Wednesday, August 30, 2006

A response to a Post by Judy O'Connell

A response to a post by Judy O'Connell - via Stephen Downes https://heyjude.wordpress.com/2006/08/24/teacher-as-learner-in-web-20/

This is to let you know that dropping out can come before or after the degree.

I was lucky when I went back for my Ph.D. because I was able to do (pause for a big breath before I roll out the phrase) an Autoethnographic Arts-Based Narrative Inquiry, with phenomenological and ethnographic approaches (inhale!) to study my own learning as I moved onto the computer, the Web, and Web 2.0 - under Dr. Pat Diamond (originally from Australia.)

My thesis was on learning to teach communications skills with this wonderful new technology.
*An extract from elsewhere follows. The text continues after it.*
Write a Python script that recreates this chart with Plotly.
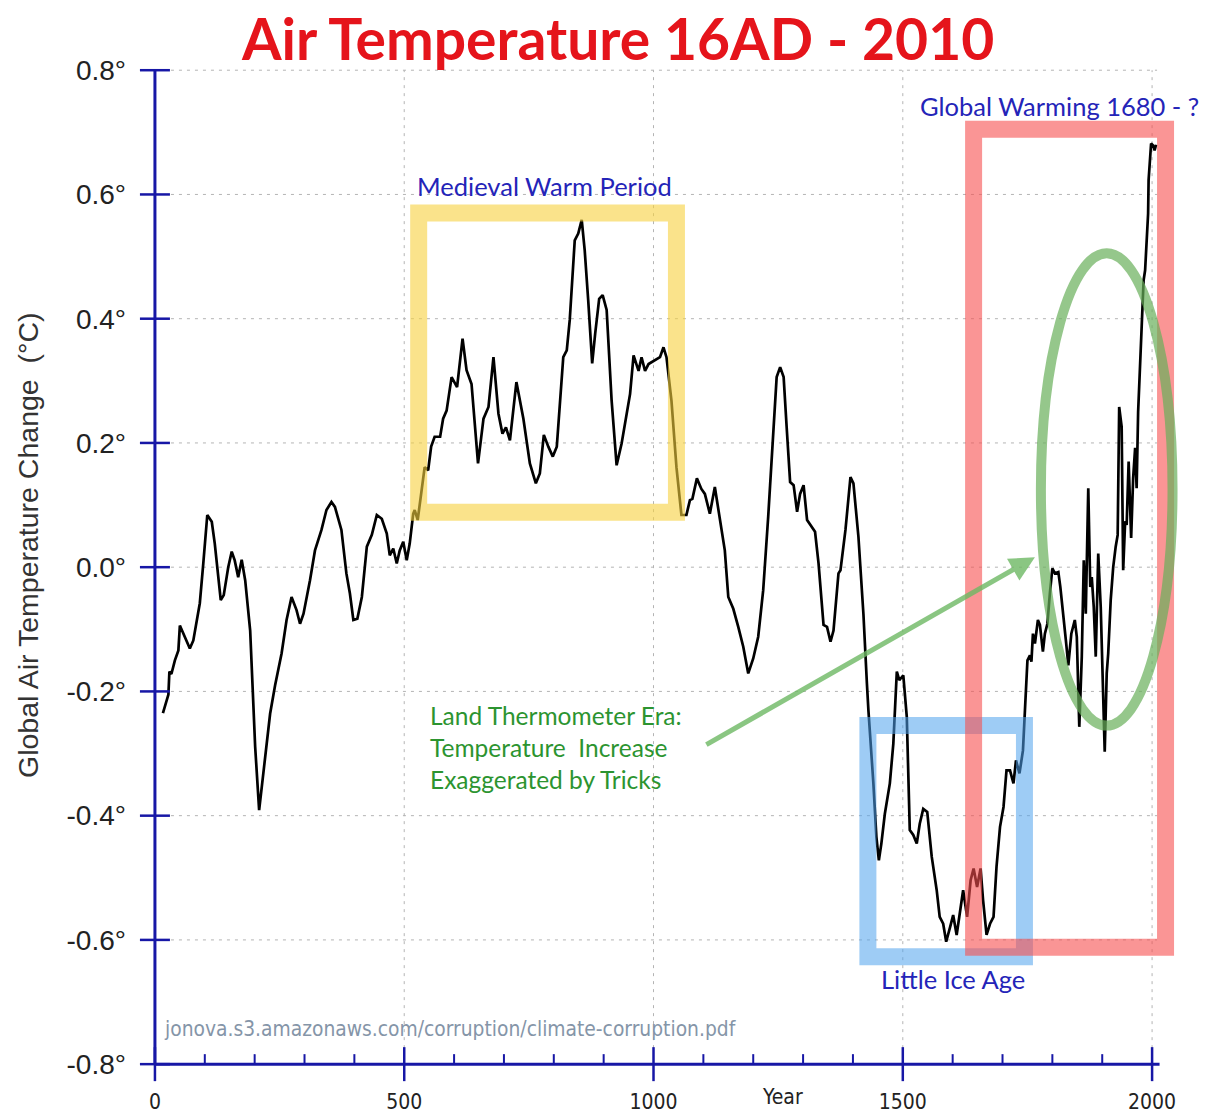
import plotly.graph_objects as go

# ---------------- data ----------------
years = [16, 22, 27, 29, 33, 40, 47, 50, 60, 70, 77, 90, 97, 105, 114, 120, 132, 138, 147, 154,
         160, 167, 174, 181, 191, 201, 209, 217, 231, 241, 247, 254, 264, 274, 284, 291, 298, 311,
         321, 328, 334, 344, 354, 361, 374, 384, 391, 398, 406, 415, 425, 435, 445, 455, 465, 471,
         478, 485, 491, 498, 505, 511, 518, 521, 527, 541, 548, 554, 561, 572, 578, 585, 595, 606,
         617, 625, 635, 648, 659, 669, 679, 689, 697, 704, 712, 725, 739, 752, 764, 772, 780, 789,
         798, 806, 819, 826, 832, 842, 849, 856, 862, 869, 877, 883, 891, 898, 906, 916, 926, 936,
         953, 960, 970, 976, 983, 990, 1003, 1013, 1020, 1026, 1036, 1046, 1056, 1066, 1073, 1078,
         1087, 1096, 1103, 1113, 1123, 1133, 1143, 1150, 1160, 1170, 1180, 1190, 1200, 1210, 1220,
         1230, 1240, 1247, 1254, 1261, 1267, 1274, 1281, 1288, 1294, 1301, 1308, 1318, 1324, 1331,
         1341, 1348, 1355, 1361, 1371, 1375, 1385, 1395, 1401, 1411, 1421, 1428, 1431, 1441, 1447,
         1452, 1457, 1464, 1474, 1481, 1488, 1493, 1501, 1508, 1514, 1521, 1528, 1534, 1541, 1549,
         1558, 1568, 1574, 1581, 1587, 1595, 1601, 1608, 1615, 1621, 1629, 1636, 1642, 1649, 1656,
         1661, 1668, 1675, 1682, 1688, 1695, 1702, 1708, 1715, 1722, 1727, 1734, 1741, 1745, 1750,
         1755, 1758, 1761, 1765, 1768, 1771, 1775, 1778, 1781, 1785, 1790, 1795, 1800, 1805, 1812,
         1816, 1822, 1827, 1832, 1838, 1845, 1849, 1854, 1859, 1863, 1867, 1872, 1876, 1879, 1883,
         1887, 1892, 1897, 1902, 1905, 1909, 1912, 1917, 1922, 1927, 1931, 1934, 1939, 1942, 1946,
         1949, 1953, 1958, 1962, 1966, 1969, 1972, 1976, 1979, 1983, 1986, 1990, 1992, 1993, 1996,
         1998, 2002, 2005, 2008]
temps = [-0.235, -0.22, -0.205, -0.168, -0.172, -0.150, -0.134, -0.094, -0.112, -0.131, -0.118,
         -0.058, 0.006, 0.084, 0.073, 0.038, -0.053, -0.045, 0.000, 0.025, 0.011, -0.016, 0.012,
         -0.021, -0.102, -0.289, -0.391, -0.332, -0.236, -0.190, -0.166, -0.139, -0.085, -0.048,
         -0.069, -0.091, -0.075, -0.021, 0.027, 0.044, 0.060, 0.092, 0.105, 0.097, 0.060, -0.010,
         -0.042, -0.085, -0.083, -0.048, 0.033, 0.052, 0.084, 0.078, 0.054, 0.019, 0.030, 0.006,
         0.027, 0.041, 0.011, 0.038, 0.086, 0.092, 0.076, 0.161, 0.156, 0.194, 0.210, 0.210, 0.239,
         0.252, 0.306, 0.290, 0.368, 0.317, 0.295, 0.167, 0.239, 0.258, 0.338, 0.247, 0.215, 0.225,
         0.204, 0.298, 0.239, 0.167, 0.135, 0.151, 0.213, 0.194, 0.178, 0.194, 0.338, 0.349, 0.398,
         0.526, 0.537, 0.559, 0.510, 0.430, 0.328, 0.376, 0.432, 0.438, 0.414, 0.268, 0.164, 0.199,
         0.279, 0.341, 0.316, 0.338, 0.316, 0.327, 0.333, 0.338, 0.354, 0.338, 0.268, 0.161, 0.084,
         0.084, 0.108, 0.110, 0.143, 0.126, 0.118, 0.086, 0.129, 0.081, 0.027, -0.048, -0.067,
         -0.096, -0.128, -0.171, -0.147, -0.112, -0.037, 0.081, 0.215, 0.306, 0.322, 0.306, 0.226,
         0.137, 0.132, 0.089, 0.118, 0.132, 0.076, 0.065, 0.057, 0.006, -0.093, -0.096, -0.120,
         -0.102, -0.010, -0.005, 0.060, 0.145, 0.135, 0.049, -0.075, -0.187, -0.230, -0.348, -0.434,
         -0.472, -0.445, -0.397, -0.348, -0.284, -0.168, -0.182, -0.174, -0.241, -0.423, -0.431,
         -0.445, -0.413, -0.389, -0.394, -0.466, -0.520, -0.563, -0.574, -0.603, -0.579, -0.560,
         -0.592, -0.552, -0.520, -0.563, -0.504, -0.485, -0.515, -0.485, -0.536, -0.592, -0.574,
         -0.563, -0.482, -0.418, -0.386, -0.327, -0.327, -0.348, -0.311, -0.332, -0.295, -0.230,
         -0.150, -0.142, -0.152, -0.107, -0.123, -0.104, -0.085, -0.093, -0.115, -0.136, -0.107,
         -0.091, -0.042, -0.002, -0.010, -0.008, -0.032, -0.075, -0.117, -0.158, -0.107, -0.085,
         -0.112, -0.257, -0.144, 0.011, -0.075, 0.127, -0.032, -0.016, -0.064, -0.144, 0.022,
         -0.064, -0.187, -0.297, -0.171, -0.139, -0.053, 0.000, 0.033, 0.052, 0.258, 0.226, -0.005,
         0.074, 0.068, 0.170, 0.047, 0.143, 0.192, 0.127, 0.250, 0.333, 0.397, 0.462, 0.478, 0.532,
         0.569, 0.623, 0.655, 0.682, 0.679, 0.671, 0.680]

y_ticks = [0.8, 0.6, 0.4, 0.2, 0.0, -0.2, -0.4, -0.6, -0.8]
y_tick_labels = ["0.8°", "0.6°", "0.4°", "0.2°", "0.0°", "-0.2°", "-0.4°", "-0.6°", "-0.8°"]
x_ticks = [0, 500, 1000, 1500, 2000]
x_tick_labels = ["0", "500", "1000", "1500", "2000"]
x_minor = [100, 200, 300, 400, 600, 700, 800, 900, 1100, 1200, 1300, 1400,
           1600, 1700, 1800, 1900]

# boxes: (x0, x1, y0, y1)
medieval_box = (529, 1046, 0.0885, 0.570)
ice_age_box = (1430, 1744, -0.627, -0.255)
warming_box = (1642, 2027, -0.612, 0.705)
ellipse_box = (1777, 2041, -0.255, 0.5054)

AXIS_BLUE = "#1717a6"
GRID = "#b4b4b4"
NARROW = "DejaVu Sans Condensed, Liberation Sans Narrow, Arial Narrow, sans-serif"
LABEL_BLUE = "#2424b8"

fig = go.Figure()
fig.add_trace(go.Scatter(x=years, y=temps, mode="lines",
                         line=dict(color="black", width=2.7), hoverinfo="skip",
                         showlegend=False))

shapes = []
# grid
for yv in y_ticks:
    if yv == -0.8:
        continue
    shapes.append(dict(type="line", xref="x", yref="y", x0=0, x1=2010, y0=yv, y1=yv,
                       line=dict(color=GRID, width=1, dash="3px,5px"), layer="below"))
for xv in x_ticks[1:]:
    shapes.append(dict(type="line", xref="x", yref="y", x0=xv, x1=xv, y0=-0.8, y1=0.8,
                       line=dict(color=GRID, width=1, dash="3px,5px"), layer="below"))

# annotation boxes
def rect(b, color, op, w):
    return dict(type="rect", xref="x", yref="y", x0=b[0], x1=b[1], y0=b[2], y1=b[3],
                line=dict(color=color, width=w), fillcolor="rgba(0,0,0,0)",
                opacity=op, layer="above")

shapes.append(rect(medieval_box, "rgb(247,210,63)", 0.6, 17))
shapes.append(rect(ice_age_box, "rgb(80,163,238)", 0.55, 17))
shapes.append(rect(warming_box, "rgb(247,80,80)", 0.6, 17))
shapes.append(dict(type="circle", xref="x", yref="y", x0=ellipse_box[0], x1=ellipse_box[1],
                   y0=ellipse_box[2], y1=ellipse_box[3],
                   line=dict(color="rgb(105,176,91)", width=10), opacity=0.7,
                   fillcolor="rgba(0,0,0,0)", layer="above"))

# axes
shapes.append(dict(type="line", xref="x", yref="y", x0=0, x1=2015, y0=-0.8, y1=-0.8,
                   line=dict(color=AXIS_BLUE, width=3), layer="above"))
shapes.append(dict(type="line", xref="x", yref="y", x0=0, x1=0, y0=-0.8, y1=0.8,
                   line=dict(color=AXIS_BLUE, width=3), layer="above"))
for yv in y_ticks:
    shapes.append(dict(type="line", xref="x", yref="y", xsizemode="pixel", xanchor=0,
                       x0=-15, x1=15, y0=yv, y1=yv,
                       line=dict(color=AXIS_BLUE, width=2.5), layer="above"))
for xv in x_ticks:
    shapes.append(dict(type="line", xref="x", yref="y", ysizemode="pixel", yanchor=-0.8,
                       x0=xv, x1=xv, y0=-17, y1=17,
                       line=dict(color=AXIS_BLUE, width=2.5), layer="above"))
for xv in x_minor:
    shapes.append(dict(type="line", xref="x", yref="y", ysizemode="pixel", yanchor=-0.8,
                       x0=xv, x1=xv, y0=0, y1=10,
                       line=dict(color=AXIS_BLUE, width=2), layer="above"))

annotations = [
    dict(x=0.4613, y=1.0255, xref="paper", yref="paper",
         text="<b>Air Temperature 16AD - 2010</b>",
         showarrow=False, font=dict(family="Lato", size=57, color="#e5141b"),
         xanchor="center", yanchor="middle"),
    dict(x=782, y=0.613, xref="x", yref="y", text="Medieval Warm Period", showarrow=False,
         font=dict(family="Lato", size=25.5, color=LABEL_BLUE), xanchor="center",
         yanchor="middle"),
    dict(x=1815, y=0.742, xref="x", yref="y", text="Global Warming 1680 - ?", showarrow=False,
         font=dict(family="Lato", size=25.5, color=LABEL_BLUE), xanchor="center",
         yanchor="middle"),
    dict(x=1600, y=-0.6625, xref="x", yref="y", text="Little Ice Age", showarrow=False,
         font=dict(family="Lato", size=25.5, color=LABEL_BLUE), xanchor="center",
         yanchor="middle"),
    dict(x=548, y=-0.291, xref="x", yref="y",
         text="Land Thermometer Era:<br>Temperature  Increase<br>Exaggerated by Tricks",
         showarrow=False, align="left", xanchor="left", yanchor="middle",
         font=dict(family="Lato", size=24.5, color="#2c9430")),
    dict(x=14, y=-0.7433, xref="x", yref="y",
         text="jonova.s3.amazonaws.com/corruption/climate-corruption.pdf", showarrow=False,
         xanchor="left", yanchor="middle",
         font=dict(family=NARROW, size=20.8, color="#8595a8")),
    dict(x=-0.1022, y=0.5307, xref="paper", yref="paper",
         text="Global Air Temperature Change  (°C)",
         showarrow=False, textangle=-90, xanchor="center", yanchor="middle",
         font=dict(family="Liberation Sans", size=28.5, color="#333333")),
    dict(x=0.6189, y=-0.0078, xref="paper", yref="paper", text="Year", showarrow=False,
         xanchor="center", yanchor="middle",
         font=dict(family=NARROW, size=21, color="#222222")),
    # arrow
    dict(x=1765, y=0.016, xref="x", yref="y", ax=1103, ay=-0.287, axref="x", ayref="y",
         text="", showarrow=True, arrowhead=2, arrowsize=1, arrowwidth=5,
         arrowcolor="rgba(110,185,100,0.8)", standoff=0, startstandoff=0),
]

fig.update_layout(
    width=1212, height=1115,
    margin=dict(l=127, r=38, t=56, b=34, autoexpand=False),
    paper_bgcolor="white", plot_bgcolor="white",
    showlegend=False,
    shapes=shapes,
    annotations=annotations,
    xaxis=dict(range=[-40, 2060], showgrid=False, zeroline=False, showline=False,
               automargin=False,
               tickvals=x_ticks, ticktext=x_tick_labels, ticks="",
               tickfont=dict(family=NARROW, size=21, color="#222222"),
               ticklabelstandoff=-2),
    yaxis=dict(range=[-0.84, 0.81], showgrid=False, zeroline=False, showline=False,
               automargin=False,
               tickvals=y_ticks, ticktext=y_tick_labels, ticks="",
               tickfont=dict(family="Liberation Sans", size=28, color="#222222"),
               ticklabelstandoff=8),
)

fig.write_html("out.html")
I had travelled from technophobia to technophilia and OISE/University of Toronto allowed me to write my thesis studying how that happened and its learning impact on me and in my classrooms.

The irony is I was not allowed to use my Ph.D. in the Ontario Community College where I worked because it was in education, which has been ruled "not a discipline". (A further irony, degrees in education are "counted" for administrative positions.) I also found it very difficult to get teaching assignments that used my computer and Web knowledge. I took early retirement, and I now teach part time at UTM in a program that values my degree and my knowledge, and have set up my own consulting & training business, JNthWEB.

I worry that the educational institutions are missing the Web 2.0 boat, and that our students are being poorly served. I still believe the university experience can be a broadening and depthening (I think I've just invented a new word) one and that legacy knowledge is very, very important. I don't think that most areas in most institutions are courageous and fair enough to return the courtesy.